### SET EXERCISE
Take the lines of the data below from the very first through the line containing "(10,8) rectangle (1276,731);" and output them exactly, pictures excluded.

### DATASET SECTION
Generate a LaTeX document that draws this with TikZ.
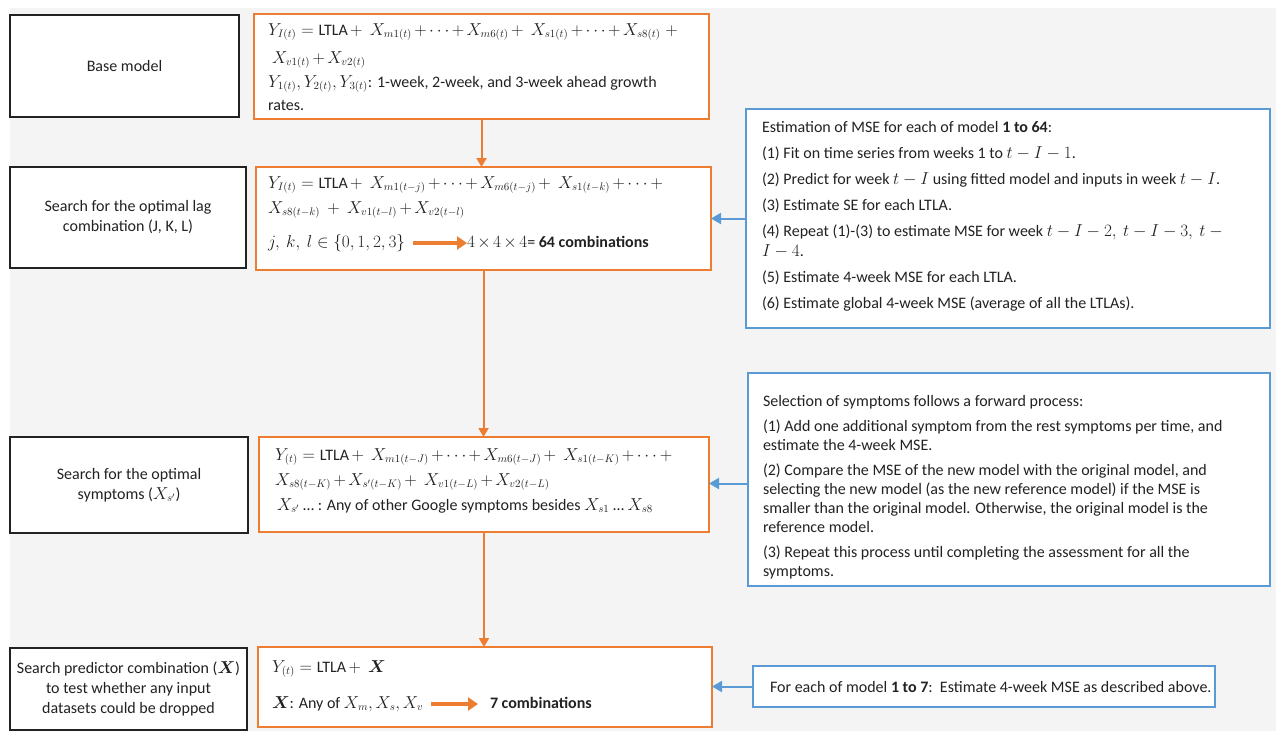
\documentclass[tikz,border=0pt]{standalone}
\usepackage{amsmath,amssymb,bm}
\usepackage{fontspec}
\setmainfont{Carlito}
\usetikzlibrary{arrows.meta}
\definecolor{ora}{HTML}{ED7D31}
\definecolor{blu}{HTML}{5B9BD5}
\definecolor{bg}{HTML}{F4F4F4}
\definecolor{ink}{HTML}{222222}
\begin{document}
\begin{tikzpicture}[x=1pt,y=-1pt,
  every node/.style={inner sep=0pt, outer sep=0pt, text=ink, font=\fontsize{16}{20}\selectfont},
  lbox/.style={draw=ink, line width=1.4pt, fill=white, anchor=north west, align=center},
  obox/.style={draw=ora, line width=2pt, fill=white, anchor=north west},
  bbox/.style={draw=blu, line width=1.5pt, fill=white, anchor=north west},
  txt/.style={anchor=base west, execute at begin node={\medmuskip=2.5mu plus 1mu minus 1mu}},
  btxt/.style={anchor=north west, align=left},
  oarr/.style={draw=ora, line width=2pt, -{Triangle[length=9pt,width=10pt]}},
  barr/.style={draw=blu, line width=2pt, -{Triangle[length=10pt,width=11pt]}},
  fat/.style={draw=ora, line width=4.5pt, -{Triangle[length=10pt,width=13pt]}}
]
\useasboundingbox (0,0) rectangle (1276,731);
\fill[white] (0,0) rectangle (1276,731);
\fill[bg] (10,8) rectangle (1276,731);

% left boxes
\node[lbox, minimum width=229pt, minimum height=102pt] (base) at (10,15) {Base model};
\node[lbox, minimum width=236pt, minimum height=101pt] (lag) at (10,167) {Search for the optimal lag\\combination (J, K, L)};
\node[lbox, minimum width=238pt, minimum height=96pt] (sym) at (10,437) {Search for the optimal\\symptoms ($X_{s'}$)};
\node[lbox, minimum width=237pt, minimum height=82pt] (pred) at (10,648) {Search predictor combination ($\bm{X}$)\\to test whether any input\\datasets could be dropped};

% orange boxes
\node[obox, minimum width=455pt, minimum height=105pt] (o1) at (254,14) {};
\node[obox, minimum width=455pt, minimum height=103pt] (o2) at (256,167) {};
\node[obox, minimum width=450pt, minimum height=95pt] (o3) at (259,437) {};
\node[obox, minimum width=454pt, minimum height=80pt] (o4) at (258,647) {};

% blue boxes
\node[bbox, minimum width=524pt, minimum height=219pt] (b1) at (746,109) {};
\node[bbox, minimum width=522pt, minimum height=213pt] (b2) at (748,373) {};
\node[bbox, minimum width=462pt, minimum height=41pt] (b3) at (753,666) {};

% o1 text
\node[txt] (o1a) at (268,35) {$Y_{I(t)} = \text{LTLA} +\; X_{m1(t)} + \cdots + X_{m6(t)} +\; X_{s1(t)} + \cdots + X_{s8(t)}\; +$};
\node[txt] (o1b) at (272,63) {$X_{v1(t)} + X_{v2(t)}$};
\node[txt] (o1c) at (268,87) {$Y_{1(t)}, Y_{2(t)}, Y_{3(t)}$: 1-week, 2-week, and 3-week ahead growth};
\node[txt] (o1d) at (268,110) {rates.};

% o2 text
\node[txt] (o2a) at (268,188) {$Y_{I(t)} = \text{LTLA} +\; X_{m1(t-j)} + \cdots + X_{m6(t-j)} +\; X_{s1(t-k)} + \cdots +$};
\node[txt] (o2b) at (268,213) {$X_{s8(t-k)} \;+\; X_{v1(t-l)} + X_{v2(t-l)}$};
\node[txt] (o2c) at (268,247) {$j,\ k,\ l \in \{0,1,2,3\}$};
\node[txt] (o2d) at (467,247) {$4\times4\times4$= \textbf{64 combinations}};
\draw[fat] ([xshift=8pt,yshift=4pt]o2c.base east) -- ([yshift=4pt]o2d.base west);

% o3 text
\node[txt] (o3a) at (275,460) {$Y_{(t)} = \text{LTLA} +\; X_{m1(t-J)} + \cdots + X_{m6(t-J)} +\; X_{s1(t-K)} + \cdots +$};
\node[txt] (o3b) at (275,485) {$X_{s8(t-K)} + X_{s'(t-K)} +\; X_{v1(t-L)} + X_{v2(t-L)}$};
\node[txt] (o3c) at (277,510) {$X_{s'}$ \ldots{} : Any of other Google symptoms besides $X_{s1}$ \ldots{} $X_{s8}$};

% o4 text
\node[txt] (o4a) at (272,672) {$Y_{(t)} = \text{LTLA} +\; \bm{X}$};
\node[txt] (o4b) at (272,708) {$\bm{X}$: Any of $X_m, X_s, X_v$};
\node[txt] (o4c) at (490,708) {\textbf{7 combinations}};
\draw[fat] ([xshift=8pt,yshift=4pt]o4b.base east) -- ([xshift=-12pt,yshift=4pt]o4c.base west);

% blue text
\node[btxt] (b1t) at (762,121) {Estimation of MSE for each of model \textbf{1 to 64}:\\[6pt]
(1) Fit on time series from weeks 1 to $t-I-1$.\\[6pt]
(2) Predict for week $t-I$ using fitted model and inputs in week $t-I$.\\[6pt]
(3) Estimate SE for each LTLA.\\[6pt]
(4) Repeat (1)-(3) to estimate MSE for week $t-I-2,\ t-I-3,\ t-{}$\\
$I-4$.\\[6pt]
(5) Estimate 4-week MSE for each LTLA.\\[6pt]
(6) Estimate global 4-week MSE (average of all the LTLAs).};

\node[btxt, font=\fontsize{16}{19}\selectfont] (b2t) at (763,395) {Selection of symptoms follows a forward process:\\[6pt]
(1) Add one additional symptom from the rest symptoms per time, and\\
estimate the 4-week MSE.\\[6pt]
(2) Compare the MSE of the new model with the original model, and\\
selecting the new model (as the new reference model) if the MSE is\\
smaller than the original model. Otherwise, the original model is the\\
reference model.\\[6pt]
(3) Repeat this process until completing the assessment for all the\\
symptoms.};

\node[txt] (b3t) at (770,692) {For each of model \textbf{1 to 7}:\ \ Estimate 4-week MSE as described above.};

% connectors
\draw[oarr] (o1.south) -- (o1.south |- o2.north);
\draw[oarr] (o2.south) -- (o2.south |- o3.north);
\draw[oarr] (o3.south) -- (o3.south |- o4.north);
\draw[barr] (b1.west) -- (b1.west -| o2.east);
\draw[barr] ([yshift=-4pt]b2.west) -- ([yshift=-4pt]b2.west -| o3.east);
\draw[barr] (b3.west) -- (b3.west -| o4.east);
\end{tikzpicture}
\end{document}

### RESPONSE
Generate a LaTeX document that draws this with TikZ.
\documentclass[tikz,border=0pt]{standalone}
\usepackage{amsmath,amssymb,bm}
\usepackage{fontspec}
\setmainfont{Carlito}
\usetikzlibrary{arrows.meta}
\definecolor{ora}{HTML}{ED7D31}
\definecolor{blu}{HTML}{5B9BD5}
\definecolor{bg}{HTML}{F4F4F4}
\definecolor{ink}{HTML}{222222}
\begin{document}
\begin{tikzpicture}[x=1pt,y=-1pt,
  every node/.style={inner sep=0pt, outer sep=0pt, text=ink, font=\fontsize{16}{20}\selectfont},
  lbox/.style={draw=ink, line width=1.4pt, fill=white, anchor=north west, align=center},
  obox/.style={draw=ora, line width=2pt, fill=white, anchor=north west},
  bbox/.style={draw=blu, line width=1.5pt, fill=white, anchor=north west},
  txt/.style={anchor=base west, execute at begin node={\medmuskip=2.5mu plus 1mu minus 1mu}},
  btxt/.style={anchor=north west, align=left},
  oarr/.style={draw=ora, line width=2pt, -{Triangle[length=9pt,width=10pt]}},
  barr/.style={draw=blu, line width=2pt, -{Triangle[length=10pt,width=11pt]}},
  fat/.style={draw=ora, line width=4.5pt, -{Triangle[length=10pt,width=13pt]}}
]
\useasboundingbox (0,0) rectangle (1276,731);
\fill[white] (0,0) rectangle (1276,731);
\fill[bg] (10,8) rectangle (1276,731);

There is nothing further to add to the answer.